**To be done:** Return every line of the data below that includes the string "this".
######
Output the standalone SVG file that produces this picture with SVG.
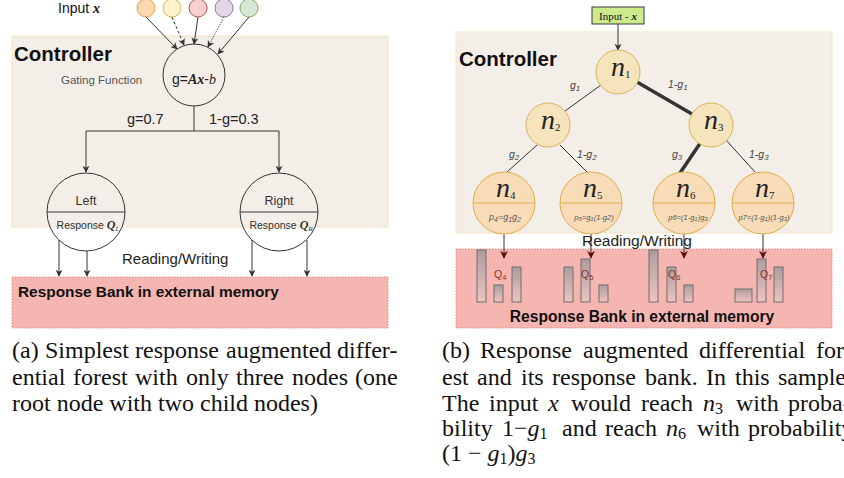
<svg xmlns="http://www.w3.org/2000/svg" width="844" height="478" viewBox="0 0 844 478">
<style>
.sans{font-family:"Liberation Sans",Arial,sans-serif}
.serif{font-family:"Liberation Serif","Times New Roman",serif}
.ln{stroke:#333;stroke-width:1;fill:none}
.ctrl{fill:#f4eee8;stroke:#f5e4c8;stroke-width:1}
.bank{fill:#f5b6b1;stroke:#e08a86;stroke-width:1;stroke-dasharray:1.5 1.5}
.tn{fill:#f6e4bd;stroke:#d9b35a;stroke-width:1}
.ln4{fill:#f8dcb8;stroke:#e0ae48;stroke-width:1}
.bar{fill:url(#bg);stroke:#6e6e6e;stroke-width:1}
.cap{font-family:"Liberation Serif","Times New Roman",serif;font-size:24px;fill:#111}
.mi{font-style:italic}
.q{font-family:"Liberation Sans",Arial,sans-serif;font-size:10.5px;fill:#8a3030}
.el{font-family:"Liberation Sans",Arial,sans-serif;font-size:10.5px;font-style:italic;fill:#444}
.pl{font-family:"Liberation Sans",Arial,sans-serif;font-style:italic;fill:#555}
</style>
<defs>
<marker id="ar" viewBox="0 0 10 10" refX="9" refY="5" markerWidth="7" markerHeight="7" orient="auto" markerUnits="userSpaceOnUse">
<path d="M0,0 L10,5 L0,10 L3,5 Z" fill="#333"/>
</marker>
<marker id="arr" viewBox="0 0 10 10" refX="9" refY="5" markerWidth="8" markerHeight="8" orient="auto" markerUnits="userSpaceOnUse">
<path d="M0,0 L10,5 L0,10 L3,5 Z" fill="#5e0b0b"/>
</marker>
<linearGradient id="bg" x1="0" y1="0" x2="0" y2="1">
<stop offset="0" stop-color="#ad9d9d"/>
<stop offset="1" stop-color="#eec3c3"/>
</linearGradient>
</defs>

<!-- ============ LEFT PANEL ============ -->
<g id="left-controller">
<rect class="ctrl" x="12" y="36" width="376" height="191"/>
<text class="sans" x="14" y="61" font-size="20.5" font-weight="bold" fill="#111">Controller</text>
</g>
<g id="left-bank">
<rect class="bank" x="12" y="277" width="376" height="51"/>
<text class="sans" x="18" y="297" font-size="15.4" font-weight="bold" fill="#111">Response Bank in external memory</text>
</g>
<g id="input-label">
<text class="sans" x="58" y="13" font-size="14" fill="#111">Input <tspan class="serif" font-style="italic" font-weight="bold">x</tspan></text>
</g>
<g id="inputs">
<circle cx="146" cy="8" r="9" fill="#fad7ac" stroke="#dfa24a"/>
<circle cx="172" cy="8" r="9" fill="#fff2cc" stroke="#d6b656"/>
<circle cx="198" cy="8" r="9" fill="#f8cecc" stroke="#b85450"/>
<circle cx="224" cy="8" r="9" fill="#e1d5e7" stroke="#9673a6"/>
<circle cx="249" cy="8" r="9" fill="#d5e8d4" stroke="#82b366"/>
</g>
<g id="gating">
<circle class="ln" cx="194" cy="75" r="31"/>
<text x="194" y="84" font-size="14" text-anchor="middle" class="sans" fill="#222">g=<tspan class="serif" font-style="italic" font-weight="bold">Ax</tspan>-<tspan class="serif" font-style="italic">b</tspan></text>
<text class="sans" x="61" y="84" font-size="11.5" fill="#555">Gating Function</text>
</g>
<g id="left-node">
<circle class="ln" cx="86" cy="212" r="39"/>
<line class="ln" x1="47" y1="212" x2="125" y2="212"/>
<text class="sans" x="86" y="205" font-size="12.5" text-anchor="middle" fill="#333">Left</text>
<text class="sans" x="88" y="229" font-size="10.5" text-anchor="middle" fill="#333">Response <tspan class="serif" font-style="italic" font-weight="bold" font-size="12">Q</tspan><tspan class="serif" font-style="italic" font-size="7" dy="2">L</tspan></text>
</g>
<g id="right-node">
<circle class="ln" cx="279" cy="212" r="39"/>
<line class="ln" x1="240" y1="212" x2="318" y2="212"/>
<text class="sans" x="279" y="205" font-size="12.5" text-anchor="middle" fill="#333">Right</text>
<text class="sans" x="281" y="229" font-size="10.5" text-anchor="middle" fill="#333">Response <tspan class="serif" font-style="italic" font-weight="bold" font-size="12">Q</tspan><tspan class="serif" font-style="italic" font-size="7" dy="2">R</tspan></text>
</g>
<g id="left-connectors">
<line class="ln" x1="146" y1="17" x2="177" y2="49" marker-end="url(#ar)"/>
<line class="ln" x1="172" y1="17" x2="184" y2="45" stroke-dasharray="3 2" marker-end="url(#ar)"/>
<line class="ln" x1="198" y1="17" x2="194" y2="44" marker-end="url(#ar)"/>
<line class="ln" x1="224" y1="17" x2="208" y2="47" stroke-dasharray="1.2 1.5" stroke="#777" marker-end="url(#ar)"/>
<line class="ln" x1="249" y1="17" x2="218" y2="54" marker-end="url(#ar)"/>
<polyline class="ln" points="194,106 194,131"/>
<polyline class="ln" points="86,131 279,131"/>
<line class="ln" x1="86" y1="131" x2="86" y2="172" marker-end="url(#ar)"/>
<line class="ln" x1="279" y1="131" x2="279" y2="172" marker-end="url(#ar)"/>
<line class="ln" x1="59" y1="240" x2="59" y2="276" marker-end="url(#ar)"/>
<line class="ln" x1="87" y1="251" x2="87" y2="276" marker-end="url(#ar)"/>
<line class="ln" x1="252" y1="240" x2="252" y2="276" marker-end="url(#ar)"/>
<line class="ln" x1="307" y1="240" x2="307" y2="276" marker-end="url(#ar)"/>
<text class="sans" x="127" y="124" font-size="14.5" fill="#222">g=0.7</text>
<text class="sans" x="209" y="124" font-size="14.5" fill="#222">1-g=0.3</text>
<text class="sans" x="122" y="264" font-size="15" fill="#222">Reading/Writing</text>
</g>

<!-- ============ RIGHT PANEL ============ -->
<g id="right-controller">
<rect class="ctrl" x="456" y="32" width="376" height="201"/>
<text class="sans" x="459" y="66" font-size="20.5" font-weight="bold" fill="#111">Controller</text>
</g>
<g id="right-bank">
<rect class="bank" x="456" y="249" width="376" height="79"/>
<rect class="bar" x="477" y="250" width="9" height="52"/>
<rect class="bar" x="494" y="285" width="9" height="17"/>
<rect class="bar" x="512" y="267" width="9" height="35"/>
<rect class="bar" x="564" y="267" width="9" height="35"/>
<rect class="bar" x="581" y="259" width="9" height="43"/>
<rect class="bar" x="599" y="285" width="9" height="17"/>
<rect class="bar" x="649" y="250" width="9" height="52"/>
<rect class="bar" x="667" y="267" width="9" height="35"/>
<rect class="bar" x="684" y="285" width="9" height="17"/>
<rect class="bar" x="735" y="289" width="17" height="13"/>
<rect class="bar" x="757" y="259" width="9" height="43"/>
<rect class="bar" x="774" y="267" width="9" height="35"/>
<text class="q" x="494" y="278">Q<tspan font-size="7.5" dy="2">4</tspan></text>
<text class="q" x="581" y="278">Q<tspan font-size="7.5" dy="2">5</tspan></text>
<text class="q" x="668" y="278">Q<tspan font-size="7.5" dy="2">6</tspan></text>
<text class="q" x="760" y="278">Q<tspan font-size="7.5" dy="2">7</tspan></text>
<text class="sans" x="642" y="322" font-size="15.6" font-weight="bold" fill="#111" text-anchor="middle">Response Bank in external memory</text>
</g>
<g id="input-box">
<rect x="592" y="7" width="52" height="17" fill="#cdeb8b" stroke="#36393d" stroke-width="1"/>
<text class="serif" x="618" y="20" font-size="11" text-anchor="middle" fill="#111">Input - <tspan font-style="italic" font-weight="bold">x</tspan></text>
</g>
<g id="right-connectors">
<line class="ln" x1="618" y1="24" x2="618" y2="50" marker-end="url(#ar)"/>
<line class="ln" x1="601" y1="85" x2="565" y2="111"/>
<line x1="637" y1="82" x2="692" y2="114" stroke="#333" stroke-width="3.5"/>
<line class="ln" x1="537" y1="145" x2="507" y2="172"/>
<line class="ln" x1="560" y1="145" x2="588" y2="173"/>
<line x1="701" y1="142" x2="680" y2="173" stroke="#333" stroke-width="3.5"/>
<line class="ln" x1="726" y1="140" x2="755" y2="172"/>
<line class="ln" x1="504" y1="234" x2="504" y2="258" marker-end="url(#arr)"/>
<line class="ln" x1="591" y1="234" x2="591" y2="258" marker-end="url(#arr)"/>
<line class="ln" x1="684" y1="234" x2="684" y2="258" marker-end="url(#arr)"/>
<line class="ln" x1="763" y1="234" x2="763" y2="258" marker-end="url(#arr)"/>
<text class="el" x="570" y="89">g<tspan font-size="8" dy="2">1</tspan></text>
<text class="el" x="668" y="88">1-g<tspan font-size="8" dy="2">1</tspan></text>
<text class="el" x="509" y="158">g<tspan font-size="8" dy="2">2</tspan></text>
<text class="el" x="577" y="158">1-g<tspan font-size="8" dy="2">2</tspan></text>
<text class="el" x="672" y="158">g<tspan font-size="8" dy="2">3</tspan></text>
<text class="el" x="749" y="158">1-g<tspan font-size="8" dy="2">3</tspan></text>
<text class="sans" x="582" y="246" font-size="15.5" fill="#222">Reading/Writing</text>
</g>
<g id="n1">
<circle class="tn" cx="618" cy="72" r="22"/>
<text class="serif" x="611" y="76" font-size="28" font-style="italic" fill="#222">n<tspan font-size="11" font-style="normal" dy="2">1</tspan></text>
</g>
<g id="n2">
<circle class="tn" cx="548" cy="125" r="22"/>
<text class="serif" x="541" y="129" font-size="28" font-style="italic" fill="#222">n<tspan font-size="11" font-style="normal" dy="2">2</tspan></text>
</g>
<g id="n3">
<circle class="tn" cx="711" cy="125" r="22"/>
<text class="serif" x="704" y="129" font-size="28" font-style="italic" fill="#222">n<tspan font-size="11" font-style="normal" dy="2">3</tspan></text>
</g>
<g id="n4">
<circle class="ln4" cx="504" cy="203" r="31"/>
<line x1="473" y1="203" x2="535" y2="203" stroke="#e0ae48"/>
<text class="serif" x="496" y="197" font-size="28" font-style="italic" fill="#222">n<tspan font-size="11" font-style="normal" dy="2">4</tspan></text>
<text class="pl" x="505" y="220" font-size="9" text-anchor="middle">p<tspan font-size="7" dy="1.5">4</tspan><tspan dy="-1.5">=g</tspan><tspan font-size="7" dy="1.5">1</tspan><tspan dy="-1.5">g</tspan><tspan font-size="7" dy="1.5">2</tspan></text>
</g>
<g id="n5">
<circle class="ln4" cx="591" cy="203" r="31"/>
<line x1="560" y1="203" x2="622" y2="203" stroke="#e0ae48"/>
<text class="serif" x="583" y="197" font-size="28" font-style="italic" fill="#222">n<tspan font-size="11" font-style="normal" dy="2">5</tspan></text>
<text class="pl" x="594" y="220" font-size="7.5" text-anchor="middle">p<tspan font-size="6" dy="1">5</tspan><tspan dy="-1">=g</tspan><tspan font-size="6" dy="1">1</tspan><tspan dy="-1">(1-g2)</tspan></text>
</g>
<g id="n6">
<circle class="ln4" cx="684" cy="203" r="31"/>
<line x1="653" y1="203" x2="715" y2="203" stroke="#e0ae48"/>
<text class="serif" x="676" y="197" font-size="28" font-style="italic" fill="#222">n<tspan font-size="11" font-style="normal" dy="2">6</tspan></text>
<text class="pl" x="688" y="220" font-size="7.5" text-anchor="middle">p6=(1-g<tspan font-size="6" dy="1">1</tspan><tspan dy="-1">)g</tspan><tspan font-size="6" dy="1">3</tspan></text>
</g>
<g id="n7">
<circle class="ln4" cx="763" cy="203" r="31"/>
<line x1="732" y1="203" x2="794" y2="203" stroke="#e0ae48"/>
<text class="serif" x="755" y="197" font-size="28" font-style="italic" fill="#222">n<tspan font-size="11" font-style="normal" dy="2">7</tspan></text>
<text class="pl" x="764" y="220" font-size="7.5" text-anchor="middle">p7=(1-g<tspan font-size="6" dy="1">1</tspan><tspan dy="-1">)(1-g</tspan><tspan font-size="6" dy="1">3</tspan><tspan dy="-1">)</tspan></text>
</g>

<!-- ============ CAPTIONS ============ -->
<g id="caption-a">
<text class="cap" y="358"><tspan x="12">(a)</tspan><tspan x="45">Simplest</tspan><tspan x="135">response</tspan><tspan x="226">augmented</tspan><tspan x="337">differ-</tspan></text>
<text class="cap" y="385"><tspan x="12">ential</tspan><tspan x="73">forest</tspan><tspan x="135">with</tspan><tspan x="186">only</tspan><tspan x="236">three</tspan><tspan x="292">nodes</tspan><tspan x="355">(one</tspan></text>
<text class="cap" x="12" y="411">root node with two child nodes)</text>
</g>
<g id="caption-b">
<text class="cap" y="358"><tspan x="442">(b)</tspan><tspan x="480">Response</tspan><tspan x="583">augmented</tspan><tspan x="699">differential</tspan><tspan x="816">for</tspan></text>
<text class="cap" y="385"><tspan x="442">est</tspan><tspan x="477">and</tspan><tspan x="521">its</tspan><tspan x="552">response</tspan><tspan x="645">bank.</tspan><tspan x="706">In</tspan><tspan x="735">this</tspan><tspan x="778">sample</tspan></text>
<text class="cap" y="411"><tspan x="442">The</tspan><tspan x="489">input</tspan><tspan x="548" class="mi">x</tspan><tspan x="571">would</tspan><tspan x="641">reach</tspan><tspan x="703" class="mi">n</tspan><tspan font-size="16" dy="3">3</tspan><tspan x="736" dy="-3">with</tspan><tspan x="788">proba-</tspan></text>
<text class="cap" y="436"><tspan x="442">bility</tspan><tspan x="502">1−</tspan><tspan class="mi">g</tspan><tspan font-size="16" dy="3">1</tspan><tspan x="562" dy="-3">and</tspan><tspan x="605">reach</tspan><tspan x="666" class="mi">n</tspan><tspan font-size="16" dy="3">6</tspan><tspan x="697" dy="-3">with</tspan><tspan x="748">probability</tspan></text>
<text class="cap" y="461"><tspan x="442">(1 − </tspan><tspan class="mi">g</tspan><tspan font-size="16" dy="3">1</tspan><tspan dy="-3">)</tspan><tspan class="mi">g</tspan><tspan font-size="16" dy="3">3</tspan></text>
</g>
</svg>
######
**Worked answer:**
Output the standalone SVG file that produces this picture with SVG.
<text class="cap" y="385"><tspan x="442">est</tspan><tspan x="477">and</tspan><tspan x="521">its</tspan><tspan x="552">response</tspan><tspan x="645">bank.</tspan><tspan x="706">In</tspan><tspan x="735">this</tspan><tspan x="778">sample</tspan></text>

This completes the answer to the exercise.